There’s a side story that has Donnie (Max Deacon) bailing on his dad and not filming the graduation ceremony, so he can help a cute classmate (Alycia Debnam Carey) he’s been pining for. She needs a project done that involves filming. This means they’ll get trapped and either be rescued, fall in love, or maybe both.

The storm chasers have a vehicle called Titus. It looks like the vehicle Jim Carey drove in Dumb and Dumber, combined with something out of a Schwarzenegger flick. When we’re shown the various features on it, and how it can plant itself into the ground so it can’t be sucked into the tornado – we realize exactly what’s going to happen later in the film with said vehicle.

There’s a horribly lame story involving weather-watcher Allison (Sarah Wayne Callies). She had to leave her 5-year-old daughter as she went on this month long escapade. Now, I wasn’t moved when I heard the tacked on story Sandra Bullock gave us about her kid in Gravity, so when this mom skypes with her kid…there’s nothing all that moving about it.
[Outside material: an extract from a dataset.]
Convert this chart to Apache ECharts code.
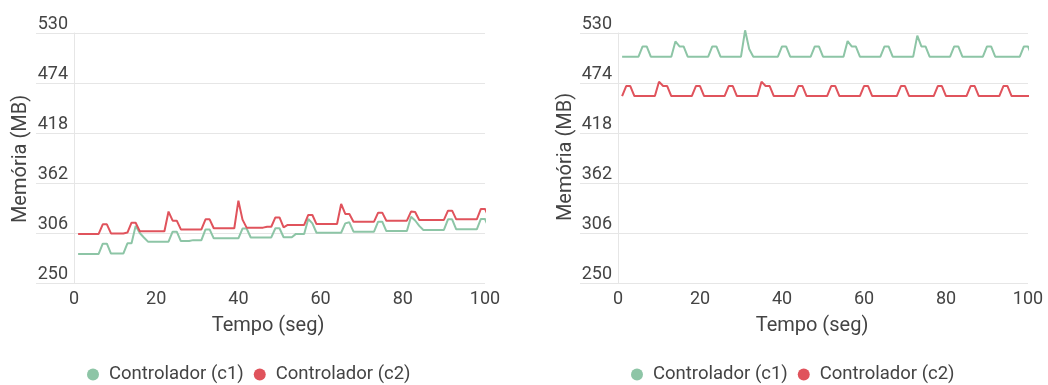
<!DOCTYPE html>
<html>
<head>
<meta charset="utf-8">
<script src="https://cdn.jsdelivr.net/npm/echarts@6/dist/echarts.min.js"></script>
<style>
html,body{margin:0;padding:0;background:#fff;}
#chart{width:1048px;height:385px;}
</style>
</head>
<body>
<div id="chart"></div>
<script>
// ---- data ----
const seriesNames = ['Controlador (c1)', 'Controlador (c2)'];
const yTicks = [250, 306, 362, 418, 474, 530];
const xTicks = [0, 20, 40, 60, 80, 100];

// left chart, one value per second (t = 1 .. 101)
const leftC1 = [
  282.5,282.5,282.5,282.5,282.5,282.5,
  294,294,
  283,283,283,283,
  294.5,294.5,
  314,
  306,301,
  296.3,296.3,296.3,296.3,296.3,296.3,
  307.5,307.5,
  297,297,297,
  298,298,298,
  310,310,
  300,300,300,300,300,300,300,
  311,311,
  301,301,301,301,301,301,
  311.3,311.3,
  301.2,301.2,301.2,
  305,305,305,
  321.7,
  316.8,
  306.3,306.3,306.3,306.3,306.3,306.3,306.3,
  316.8,318,
  307.5,307.5,307.5,307.5,307.5,307.5,
  318.7,318.7,
  308.2,308.2,308.2,308.2,308.2,308.2,
  324.3,320,314,
  309.4,309.4,309.4,309.4,309.4,309.4,
  321.3,321.3,
  310.1,310.1,310.1,310.1,310.1,310.1,
  321.7,321.7,
  311.3
];
const leftC2 = [
  305,305,305,305,305,305,
  315.7,315.7,
  305.5,305.5,305.5,305.5,
  306.5,
  317.5,317.5,
  308,308,308,308,308,308,308,
  330,
  319.8,319.8,
  310,310,310,310,310,310,
  321.3,321.3,
  311.3,311.3,311.3,311.3,311.3,311.3,
  342.2,
  321,
  312,312,312,312,312,
  313,313,
  323.5,323.5,
  312.3,
  315,315,315,315,315,
  326.2,326.2,
  316,316,316,316,316,316,
  338.5,
  327.3,327.3,
  318.7,318.7,318.7,318.7,318.7,318.7,
  328.8,328.8,
  319.8,319.8,319.8,319.8,319.8,319.8,
  330,329.5,
  320.6,320.6,320.6,320.6,320.6,320.6,320.6,
  331,331,
  321.3,321.3,321.3,321.3,321.3,321.3,
  333,333,
  323
];
// right chart
const rightC1 = [
  503.5,503.5,503.5,503.5,503.5,
  515,515,
  503.5,503.5,503.5,503.5,503.5,503.5,
  520.5,515,515,
  503.5,503.5,503.5,503.5,503.5,503.5,
  515,515,
  503.5,503.5,503.5,503.5,503.5,503.5,
  533,512,
  503.5,503.5,503.5,503.5,503.5,503.5,503.5,
  515,515,
  503.5,503.5,503.5,503.5,503.5,503.5,
  515,515,
  503.5,503.5,503.5,503.5,503.5,503.5,
  521,515,515,
  503.5,503.5,503.5,503.5,503.5,503.5,
  515,515,
  503.5,503.5,503.5,503.5,503.5,503.5,
  527,515,515,
  503.5,503.5,503.5,503.5,503.5,503.5,
  515,515,
  503.5,503.5,503.5,503.5,503.5,503.5,
  515,515,
  503.5,503.5,503.5,503.5,503.5,503.5,503.5,
  515,515,
  503.5
];
const rightC2 = [
  459.4,
  470.6,470.6,
  459.4,459.4,459.4,459.4,459.4,459.4,
  475.5,470.6,470.6,
  459.4,459.4,459.4,459.4,459.4,459.4,
  470.6,470.6,
  459.4,459.4,459.4,459.4,459.4,459.4,
  470.6,470.6,
  459.4,459.4,459.4,459.4,459.4,459.4,
  475.5,470.6,470.6,
  459.4,459.4,459.4,459.4,459.4,459.4,
  470.6,470.6,
  459.4,459.4,459.4,459.4,459.4,459.4,
  470.6,470.6,
  459.4,459.4,459.4,459.4,459.4,459.4,
  470.6,470.6,
  459.4,459.4,459.4,459.4,459.4,459.4,459.4,
  470.6,470.6,
  459.4,459.4,459.4,459.4,459.4,459.4,459.4,
  470.6,470.6,
  459.4,459.4,459.4,459.4,459.4,459.4,
  470.6,470.6,
  459.4,459.4,459.4,459.4,459.4,459.4,
  470.6,470.6,
  459.4,459.4,459.4,459.4,459.4,459.4
];

// ---- styling ----
const GREEN = '#8dc5a6';
const RED = '#e0535c';
const TEXT = '#444444';
const GRIDLINE = '#e6e6e6';
const FONT = 'Roboto';

function pairs(vals) { return vals.map((v, i) => [i + 1, v]); }

const yMin = yTicks[0], yMax = yTicks[yTicks.length - 1], yStep = yTicks[1] - yTicks[0];
const xMin = xTicks[0], xMax = xTicks[xTicks.length - 1], xStep = xTicks[1] - xTicks[0];

function bgAxes(gi) {
  return {
    x: { gridIndex: gi, type: 'value', show: false, min: 0, max: 1 },
    y: { gridIndex: gi, type: 'value', min: yMin, max: yMax, interval: yStep,
         axisLine: { show: false }, axisTick: { show: false }, axisLabel: { show: false },
         splitLine: { show: true, lineStyle: { color: GRIDLINE, width: 1 } } }
  };
}
function mainAxes(gi) {
  return {
    x: { gridIndex: gi, type: 'value', min: xMin, max: xMax, interval: xStep,
         axisLine: { show: false }, axisTick: { show: false }, splitLine: { show: false },
         axisLabel: { fontSize: 18, color: TEXT, margin: 7, fontFamily: FONT } },
    y: { gridIndex: gi, type: 'value', min: yMin, max: yMax, interval: yStep,
         axisLine: { show: true, onZero: false, lineStyle: { color: GRIDLINE, width: 1 } },
         axisTick: { show: false }, splitLine: { show: false },
         axisLabel: { fontSize: 18, color: TEXT, margin: 6, verticalAlign: 'bottom', fontFamily: FONT } }
  };
}
const a0 = bgAxes(0), a1 = mainAxes(1), a2 = bgAxes(2), a3 = mainAxes(3);

function lineSeries(name, vals, xi, color) {
  return {
    name: name, type: 'line', xAxisIndex: xi, yAxisIndex: xi,
    data: pairs(vals), symbol: 'none', clip: false, silent: true,
    color: color, lineStyle: { color: color, width: 2 }
  };
}

function legendAt(left) {
  return {
    data: seriesNames, left: left, top: 365, orient: 'horizontal',
    icon: 'circle', itemWidth: 12, itemHeight: 12, itemGap: 10, padding: 0,
    textStyle: { fontSize: 18.5, color: TEXT, fontFamily: FONT, padding: [0, 0, 0, 5] }
  };
}

function txt(x, y, s, rot) {
  return { type: 'text', x: x, y: y, rotation: rot || 0, silent: true,
    style: { text: s, font: '20px ' + FONT, fill: TEXT, align: 'center', verticalAlign: 'middle' } };
}

const option = {
  animation: false,
  textStyle: { fontFamily: FONT },
  grid: [
    { left: 36, right: 563, top: 33, bottom: 102 },
    { left: 74, right: 563, top: 33, bottom: 102 },
    { left: 580, right: 20, top: 33, bottom: 102 },
    { left: 618, right: 20, top: 33, bottom: 102 }
  ],
  xAxis: [a0.x, a1.x, a2.x, a3.x],
  yAxis: [a0.y, a1.y, a2.y, a3.y],
  legend: [legendAt(87), legendAt(631)],
  series: [
    lineSeries(seriesNames[0], leftC1, 1, GREEN),
    lineSeries(seriesNames[1], leftC2, 1, RED),
    lineSeries(seriesNames[0], rightC1, 3, GREEN),
    lineSeries(seriesNames[1], rightC2, 3, RED)
  ],
  graphic: [
    txt(268, 326, 'Tempo (seg)'),
    txt(812, 326, 'Tempo (seg)'),
    txt(21, 159, 'Memória (MB)', Math.PI / 2),
    txt(566, 157, 'Memória (MB)', Math.PI / 2)
  ]
};

const chart = echarts.init(document.getElementById('chart'), null, { renderer: 'canvas' });
chart.setOption(option);
</script>
</body>
</html>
Now, if a tornado came and took the child away, maybe we’ll get emotionally invested.

Director Steven Quale is the man behind Final Destination 5 and screenwriter John Swetnam wrote the dance movie Step Up: All In (also opening this weekend, so yes…there is hope for screenwriters everywhere). Anyway, listing those two movies gives you an idea of the quality you’re getting here.  The cast was at a Comic Con screening of the movie and mentioned wanting a realistic and nature feel for the film. Strange that it felt wooden and like one of those cheesy disaster movies we got in the 70s (The Towering Inferno, Poseidon Adventure, Airport).

This is one of the rare times I can gripe about a movie not being shot in 3D. What a wasted opportunity. In a disaster picture that’s all about the destruction and things flying through the air – why not have glass and metal flying at the audience?

I’m going to be generous on the stars here, because I’m rating it on a curve with other disaster movies. Therefore, it gets 2 stars out of 5.